En el Evangelio se nos cuenta cómo santo Tomás, cuando los otros apóstoles le dijeron que habían visto al Maestro resucitado, dijo que no creería a menos que metiera sus dedos en las llagas de Jesús. Y recordamos también la respuesta de Jesús: “No seas incrédulo, sino creyente“.
Pero tenemos que darnos cuenta de una cosa que es importante. Jesús no dice que seamos crédulos. Dice que seamos creyentes. Son dos cosas muy diferentes.
El crédulo se cree cualquier cosa sin planteárselo siquiera. Puede creer sin problemas en una pseudoprofecía asociada sin ningún fundamento a un santo obispo irlandés, en ver señales divinas por todas partes, curiosamente siempre a favor de sus propias preferencias, en todo tipo de revelaciones privadas, aunque sean falsas o, como mínimo muy dudosas, etc. En el fondo, es una forma de subjetivismo, que a su vez es una forma de egoísmo. Creo todo lo que se ajuste a lo que quiero creer. La creencia empieza y termina en mí, aunque le dé un barniz religioso.

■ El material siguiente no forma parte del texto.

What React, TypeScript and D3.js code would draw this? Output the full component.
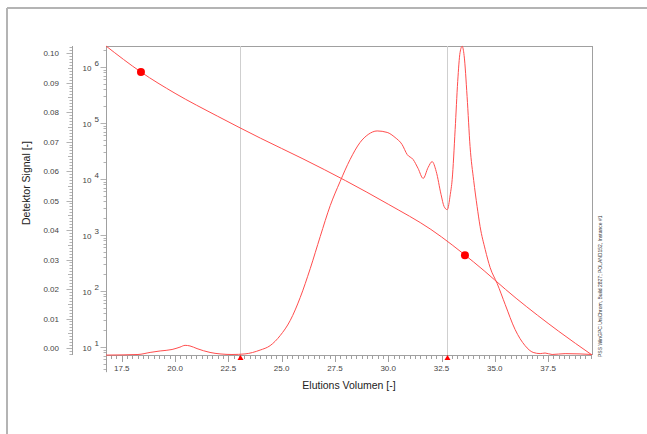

El creyente, en cambio, sale de sí mismo. No se basa es ese subjetivismo, sino en la fe, don de Dios que él decide abrazar. Cree en Dios y a Dios, cree en la Iglesia y a la Iglesia. No se fía tanto de sus propios discernimientos como de los de la Iglesia y sus pastores legítimos. A Tomás, Jesús le enseñó que tenía que fiarse de los demás apóstoles, que le decían lo que habían visto, y de Él, que dijo que resucitaría. De alguna forma, le dijo: “Sé creyente. Pero no seas crédulo.”
De hecho, haciendo memoria, nos damos cuenta también de esa advertencia contra el ser crédulos en Lc 21, 8: “Él dijo: “Mirad, no os dejéis engañar. Porque vendrán muchos usurpando mi nombre y diciendo: “Yo soy” y “el tiempo está cerca”. No les sigáis.“.
Que el Señor todopoderoso, Sabiduría infinita, nos afiance en la fe.